*** Source data

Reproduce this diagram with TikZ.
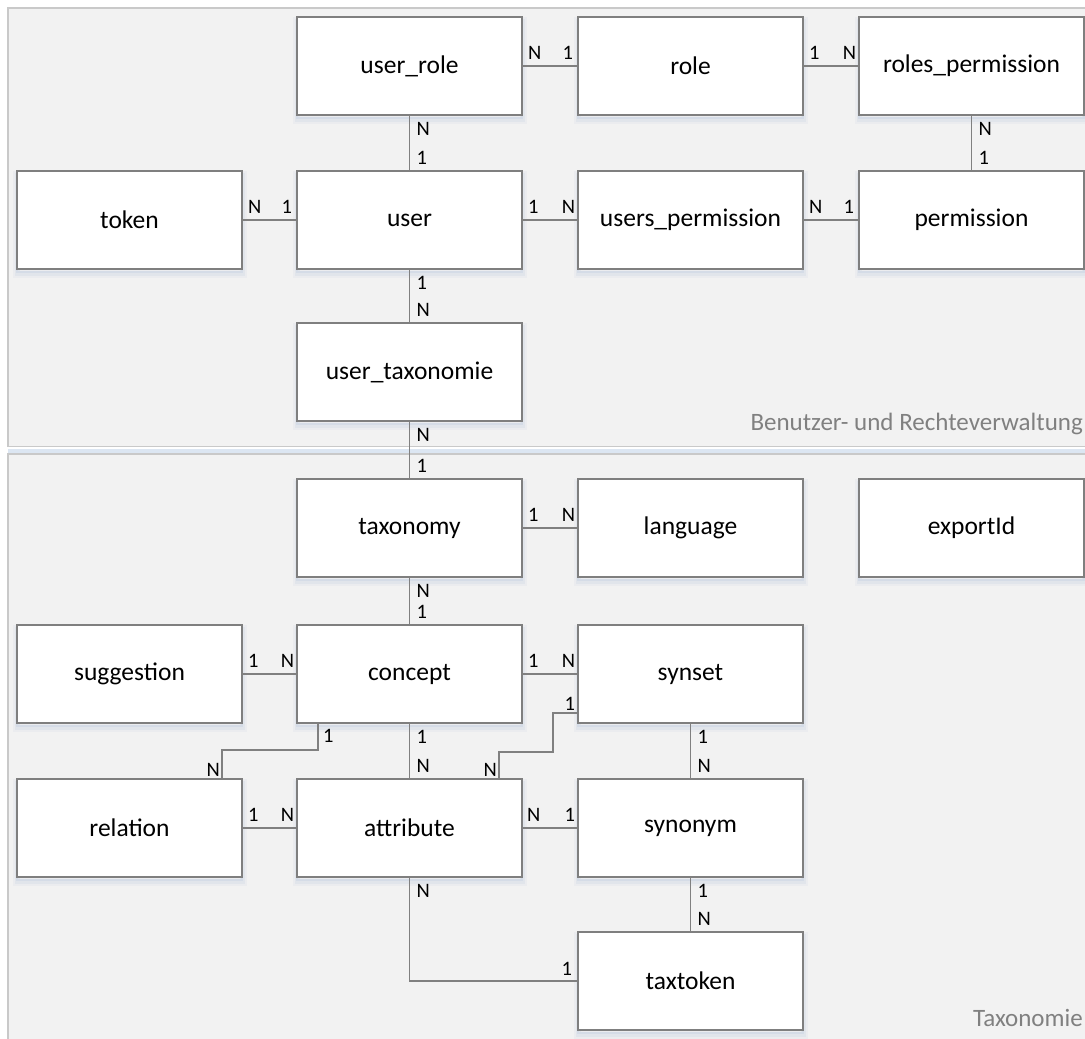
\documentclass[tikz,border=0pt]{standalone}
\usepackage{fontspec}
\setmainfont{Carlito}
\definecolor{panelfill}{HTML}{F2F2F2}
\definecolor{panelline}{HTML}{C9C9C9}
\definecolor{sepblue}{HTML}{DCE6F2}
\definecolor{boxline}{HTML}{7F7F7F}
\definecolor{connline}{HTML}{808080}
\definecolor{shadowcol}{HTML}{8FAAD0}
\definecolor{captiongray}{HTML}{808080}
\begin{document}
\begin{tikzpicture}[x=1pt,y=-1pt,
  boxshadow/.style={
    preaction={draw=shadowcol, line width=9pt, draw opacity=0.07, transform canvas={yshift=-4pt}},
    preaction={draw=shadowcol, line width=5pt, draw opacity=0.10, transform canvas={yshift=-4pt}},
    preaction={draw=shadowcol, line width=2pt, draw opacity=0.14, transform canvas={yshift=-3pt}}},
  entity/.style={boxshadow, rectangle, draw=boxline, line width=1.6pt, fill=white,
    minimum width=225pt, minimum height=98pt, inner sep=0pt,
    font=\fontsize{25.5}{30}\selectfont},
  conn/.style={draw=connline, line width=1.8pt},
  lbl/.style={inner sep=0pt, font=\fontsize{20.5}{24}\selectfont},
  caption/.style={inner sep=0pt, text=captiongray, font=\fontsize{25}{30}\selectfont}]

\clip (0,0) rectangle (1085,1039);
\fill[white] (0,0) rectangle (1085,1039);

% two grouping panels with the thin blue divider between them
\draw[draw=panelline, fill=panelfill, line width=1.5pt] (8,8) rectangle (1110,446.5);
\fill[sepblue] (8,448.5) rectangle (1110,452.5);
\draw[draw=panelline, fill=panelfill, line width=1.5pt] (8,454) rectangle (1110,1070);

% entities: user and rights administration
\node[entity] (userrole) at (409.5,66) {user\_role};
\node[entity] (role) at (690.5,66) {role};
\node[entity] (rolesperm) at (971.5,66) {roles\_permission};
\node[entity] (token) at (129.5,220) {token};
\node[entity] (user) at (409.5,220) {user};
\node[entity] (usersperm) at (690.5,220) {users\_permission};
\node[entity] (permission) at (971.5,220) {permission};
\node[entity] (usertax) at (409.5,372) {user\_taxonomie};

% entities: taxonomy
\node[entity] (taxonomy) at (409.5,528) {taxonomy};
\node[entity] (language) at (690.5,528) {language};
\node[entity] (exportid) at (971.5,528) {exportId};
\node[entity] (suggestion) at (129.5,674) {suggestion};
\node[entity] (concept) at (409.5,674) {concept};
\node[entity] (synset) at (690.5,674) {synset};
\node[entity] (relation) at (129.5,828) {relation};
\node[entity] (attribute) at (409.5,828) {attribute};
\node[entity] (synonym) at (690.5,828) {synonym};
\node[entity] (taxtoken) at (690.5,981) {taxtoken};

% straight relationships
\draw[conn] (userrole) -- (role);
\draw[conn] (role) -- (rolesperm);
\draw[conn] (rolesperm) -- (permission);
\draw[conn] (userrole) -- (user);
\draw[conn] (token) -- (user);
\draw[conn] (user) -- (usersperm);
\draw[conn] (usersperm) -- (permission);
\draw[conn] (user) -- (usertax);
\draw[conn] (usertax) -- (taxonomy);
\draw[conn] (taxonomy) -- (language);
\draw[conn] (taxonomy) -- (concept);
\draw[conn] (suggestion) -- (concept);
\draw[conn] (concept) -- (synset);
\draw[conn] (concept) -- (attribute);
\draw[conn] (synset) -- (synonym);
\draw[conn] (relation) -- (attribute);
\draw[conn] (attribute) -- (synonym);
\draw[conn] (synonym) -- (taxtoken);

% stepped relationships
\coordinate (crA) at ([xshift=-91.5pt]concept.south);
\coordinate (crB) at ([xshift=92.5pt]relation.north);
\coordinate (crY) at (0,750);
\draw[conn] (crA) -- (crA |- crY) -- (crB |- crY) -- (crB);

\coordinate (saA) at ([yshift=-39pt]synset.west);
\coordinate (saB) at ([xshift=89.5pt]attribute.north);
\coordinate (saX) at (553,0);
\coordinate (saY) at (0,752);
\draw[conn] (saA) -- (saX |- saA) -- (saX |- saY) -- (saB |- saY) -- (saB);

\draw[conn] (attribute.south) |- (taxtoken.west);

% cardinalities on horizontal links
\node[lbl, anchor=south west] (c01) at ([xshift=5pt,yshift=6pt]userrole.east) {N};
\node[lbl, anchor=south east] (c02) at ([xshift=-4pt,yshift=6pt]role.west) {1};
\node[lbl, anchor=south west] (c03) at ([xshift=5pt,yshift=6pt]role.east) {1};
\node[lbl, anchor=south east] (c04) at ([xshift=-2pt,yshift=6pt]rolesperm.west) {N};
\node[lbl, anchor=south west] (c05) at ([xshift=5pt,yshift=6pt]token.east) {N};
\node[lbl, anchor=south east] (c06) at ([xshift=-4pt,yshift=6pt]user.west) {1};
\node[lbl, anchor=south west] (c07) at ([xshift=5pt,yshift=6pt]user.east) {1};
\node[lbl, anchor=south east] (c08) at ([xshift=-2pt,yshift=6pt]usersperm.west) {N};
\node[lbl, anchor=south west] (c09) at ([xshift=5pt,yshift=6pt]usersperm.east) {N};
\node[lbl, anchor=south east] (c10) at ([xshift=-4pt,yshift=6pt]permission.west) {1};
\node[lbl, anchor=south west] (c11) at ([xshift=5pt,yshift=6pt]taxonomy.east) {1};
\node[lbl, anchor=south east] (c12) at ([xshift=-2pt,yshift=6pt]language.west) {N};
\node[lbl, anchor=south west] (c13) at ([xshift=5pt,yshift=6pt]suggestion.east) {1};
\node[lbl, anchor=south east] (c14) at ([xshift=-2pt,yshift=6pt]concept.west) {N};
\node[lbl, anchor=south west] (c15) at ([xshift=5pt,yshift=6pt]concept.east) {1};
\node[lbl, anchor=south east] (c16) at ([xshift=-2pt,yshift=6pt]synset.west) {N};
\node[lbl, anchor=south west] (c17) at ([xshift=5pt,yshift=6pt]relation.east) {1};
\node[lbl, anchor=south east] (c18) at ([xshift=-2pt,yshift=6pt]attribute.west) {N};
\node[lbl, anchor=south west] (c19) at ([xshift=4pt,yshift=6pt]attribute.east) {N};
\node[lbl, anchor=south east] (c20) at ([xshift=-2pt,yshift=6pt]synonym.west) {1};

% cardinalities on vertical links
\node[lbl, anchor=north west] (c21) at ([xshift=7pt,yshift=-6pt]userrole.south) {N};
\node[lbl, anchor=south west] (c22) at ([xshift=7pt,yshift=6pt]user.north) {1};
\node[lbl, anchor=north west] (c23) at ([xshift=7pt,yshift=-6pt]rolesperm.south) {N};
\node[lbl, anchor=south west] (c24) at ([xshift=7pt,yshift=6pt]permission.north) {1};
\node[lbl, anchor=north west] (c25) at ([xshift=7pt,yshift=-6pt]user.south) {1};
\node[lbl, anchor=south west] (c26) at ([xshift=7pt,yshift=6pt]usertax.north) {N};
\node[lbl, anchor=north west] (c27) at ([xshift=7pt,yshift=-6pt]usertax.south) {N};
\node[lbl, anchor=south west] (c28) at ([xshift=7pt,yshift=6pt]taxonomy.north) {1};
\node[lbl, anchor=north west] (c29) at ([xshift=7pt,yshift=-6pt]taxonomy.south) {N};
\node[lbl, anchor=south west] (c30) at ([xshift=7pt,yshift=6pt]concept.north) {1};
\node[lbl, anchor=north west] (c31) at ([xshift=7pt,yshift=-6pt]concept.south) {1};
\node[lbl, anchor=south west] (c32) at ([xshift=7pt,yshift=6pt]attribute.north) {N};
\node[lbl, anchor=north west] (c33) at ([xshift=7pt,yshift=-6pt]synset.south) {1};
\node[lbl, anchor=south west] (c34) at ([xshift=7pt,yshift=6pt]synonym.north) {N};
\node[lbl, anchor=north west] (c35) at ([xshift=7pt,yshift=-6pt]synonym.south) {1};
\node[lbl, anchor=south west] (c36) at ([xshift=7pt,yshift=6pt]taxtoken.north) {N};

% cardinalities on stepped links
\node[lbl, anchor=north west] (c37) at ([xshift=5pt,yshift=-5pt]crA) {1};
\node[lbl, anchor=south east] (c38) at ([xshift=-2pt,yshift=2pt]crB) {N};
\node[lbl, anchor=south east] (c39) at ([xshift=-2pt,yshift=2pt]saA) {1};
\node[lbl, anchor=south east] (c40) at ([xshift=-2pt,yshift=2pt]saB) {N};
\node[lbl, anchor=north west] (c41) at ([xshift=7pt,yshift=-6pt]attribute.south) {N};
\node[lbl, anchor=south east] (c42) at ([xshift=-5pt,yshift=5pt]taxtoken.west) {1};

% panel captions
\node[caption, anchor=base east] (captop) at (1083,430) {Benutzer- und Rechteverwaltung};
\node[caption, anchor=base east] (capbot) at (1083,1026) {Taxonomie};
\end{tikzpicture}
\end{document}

******

* **Stated task**
Write out exactly the opening lines of the data, stopping after the line that holds "(8,454) rectangle (1110,1070);". Exclude pictures.

* **Exercise answer**
Reproduce this diagram with TikZ.
\documentclass[tikz,border=0pt]{standalone}
\usepackage{fontspec}
\setmainfont{Carlito}
\definecolor{panelfill}{HTML}{F2F2F2}
\definecolor{panelline}{HTML}{C9C9C9}
\definecolor{sepblue}{HTML}{DCE6F2}
\definecolor{boxline}{HTML}{7F7F7F}
\definecolor{connline}{HTML}{808080}
\definecolor{shadowcol}{HTML}{8FAAD0}
\definecolor{captiongray}{HTML}{808080}
\begin{document}
\begin{tikzpicture}[x=1pt,y=-1pt,
  boxshadow/.style={
    preaction={draw=shadowcol, line width=9pt, draw opacity=0.07, transform canvas={yshift=-4pt}},
    preaction={draw=shadowcol, line width=5pt, draw opacity=0.10, transform canvas={yshift=-4pt}},
    preaction={draw=shadowcol, line width=2pt, draw opacity=0.14, transform canvas={yshift=-3pt}}},
  entity/.style={boxshadow, rectangle, draw=boxline, line width=1.6pt, fill=white,
    minimum width=225pt, minimum height=98pt, inner sep=0pt,
    font=\fontsize{25.5}{30}\selectfont},
  conn/.style={draw=connline, line width=1.8pt},
  lbl/.style={inner sep=0pt, font=\fontsize{20.5}{24}\selectfont},
  caption/.style={inner sep=0pt, text=captiongray, font=\fontsize{25}{30}\selectfont}]

\clip (0,0) rectangle (1085,1039);
\fill[white] (0,0) rectangle (1085,1039);

% two grouping panels with the thin blue divider between them
\draw[draw=panelline, fill=panelfill, line width=1.5pt] (8,8) rectangle (1110,446.5);
\fill[sepblue] (8,448.5) rectangle (1110,452.5);
\draw[draw=panelline, fill=panelfill, line width=1.5pt] (8,454) rectangle (1110,1070);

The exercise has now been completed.